Getting Back in the Game
Little published research exists regarding the optimal number of days off from competition, the time to recovery, and chances of relapse for the various causes of back pain, says Hendrickson. Overall, though, advanced diagnostic tools and a growing number of treatment options seem to be improving a horse’s chance of recovery.
“In one study, 57% of 190 horses with a general diagnosis of back pain recovered,” he says.
As the diagnosis becomes more pointed, so do the data regarding outcome. For example, horses with soft-tissue back injuries such as supraspinous desmitis have a better outcome (about a 75% recovery rate with recurrence in fewer than one-third of properly managed cases) than those with bony issues, such as fractured vertebrae, Hendrickson says.
“There is hope that we are helping these horses become more comfortable and return to work successfully through research in this area,” says Schils. “A retrospective study of 241 horses with (muscle spasms due to) back pain found that 80% of the horses had a graded improvement in muscle spasms after two functional electrical stimulation treatments. In addition, 60% of these horses showed a sustained improvement for a minimum of two months. Through advances in management and technology we are making important changes in the well-being of the horses we care for.”

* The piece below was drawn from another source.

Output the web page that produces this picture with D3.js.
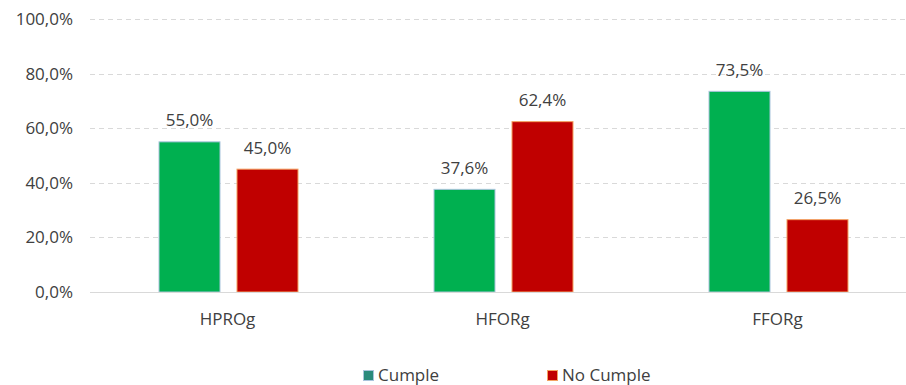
<!DOCTYPE html>
<html><head><meta charset="utf-8">
<script src="https://cdn.jsdelivr.net/npm/d3@7"></script>
<style>body{margin:0;background:#fff;overflow:hidden}svg{display:block}text{font-family:"Open Sans",sans-serif;fill:#404040}</style>
</head><body><svg id="c" width="906" height="385"></svg>
<script>
const categories = ["HPROg", "HFORg", "FFORg"];
const seriesNames = ["Cumple", "No Cumple"];
const cumple = [55.0, 37.6, 73.5];
const noCumple = [45.0, 62.4, 26.5];
const yTicks = [0, 20, 40, 60, 80, 100];

const FS = 17;
const svg = d3.select("#c");
const x0 = 90, x1 = 915, yTop = 19, yBot = 292;
const x = d3.scaleBand().domain(categories).range([x0, x1]).paddingInner(0).paddingOuter(0);
const y = d3.scaleLinear().domain([0, 100]).range([yBot, yTop]);
const inner = d3.scaleBand().domain(seriesNames).range([-69, 71]).paddingInner(0.205);
const fmt = v => d3.format(".1f")(v).replace(".", ",") + "%";

// gridlines
svg.append("g").selectAll("line").data(yTicks.filter(t => t > 0)).join("line")
  .attr("x1", x0).attr("x2", 906).attr("y1", d => Math.round(y(d)) + 0.5).attr("y2", d => Math.round(y(d)) + 0.5)
  .attr("stroke", "#d9d9d9").attr("stroke-width", 1).attr("stroke-dasharray", "5,4");

// y axis labels
const ya = svg.append("g").attr("transform", `translate(${x0},0)`)
  .call(d3.axisLeft(y).tickValues(yTicks).tickSize(0).tickPadding(17).tickFormat(fmt));
ya.select(".domain").remove();
ya.selectAll("text").attr("font-size", FS).attr("fill", "#404040").attr("font-family", "Open Sans");

const data = [cumple, noCumple];
const fills = ["#00b050", "#c00000"];
const strokes = ["#a9c4dc", "#f4a261"];

const g = svg.append("g");
seriesNames.forEach((s, si) => {
  const vals = data[si];
  g.selectAll(".b" + si).data(categories).join("rect")
    .attr("x", d => x(d) + x.bandwidth() / 2 + inner(s) + 0.5)
    .attr("width", inner.bandwidth() - 1)
    .attr("y", (d, i) => y(vals[i]))
    .attr("height", (d, i) => yBot - y(vals[i]))
    .attr("fill", fills[si]).attr("stroke", strokes[si]).attr("stroke-width", 1);
  g.selectAll(".t" + si).data(categories).join("text")
    .attr("x", d => x(d) + x.bandwidth() / 2 + inner(s) + inner.bandwidth() / 2)
    .attr("y", (d, i) => y(vals[i]) - 15.5)
    .attr("text-anchor", "middle").attr("font-size", FS)
    .text((d, i) => fmt(vals[i]));
});

// x axis
svg.append("line").attr("x1", x0).attr("x2", 906).attr("y1", yBot + 0.5).attr("y2", yBot + 0.5).attr("stroke", "#d9d9d9");
const xa = svg.append("g").attr("transform", `translate(0,${yBot})`)
  .call(d3.axisBottom(x).tickSize(0).tickPadding(21));
xa.select(".domain").remove();
xa.selectAll("text").attr("font-size", FS).attr("fill", "#404040").attr("font-family", "Open Sans");

// legend
const legX = [363, 547];
const legFill = ["#2a8a7c", "#c00000"];
const legStroke = ["#a9c4dc", "#f4a261"];
const leg = svg.append("g");
seriesNames.forEach((s, i) => {
  leg.append("rect").attr("x", legX[i] + 0.5).attr("y", 370.5).attr("width", 10).attr("height", 10)
    .attr("fill", legFill[i]).attr("stroke", legStroke[i]).attr("stroke-width", 1);
  leg.append("text").attr("x", legX[i] + 15).attr("y", 381).attr("font-size", FS).text(s);
});
</script></body></html>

A complete physical exam, diagnostic analgesia, and imaging involving radiology and ultrasonography and/or nuclear scintigraphy play important roles in determining the source of a horse’s back pain. For the best outcome, combine therapies that help control inflammation and pain with rehabilitation modalities recommended by a qualified veterinarian or equine therapist. Finally, avoid the urge to simply rest your horse in the face of thoracolumbar discomfort, as this will slow the recovery process.
“In addition to the fact that movement helps fix the problem of muscle imbalance and poor muscle memory, horses will be happier if they are allowed to continue to do their job,” says Schils.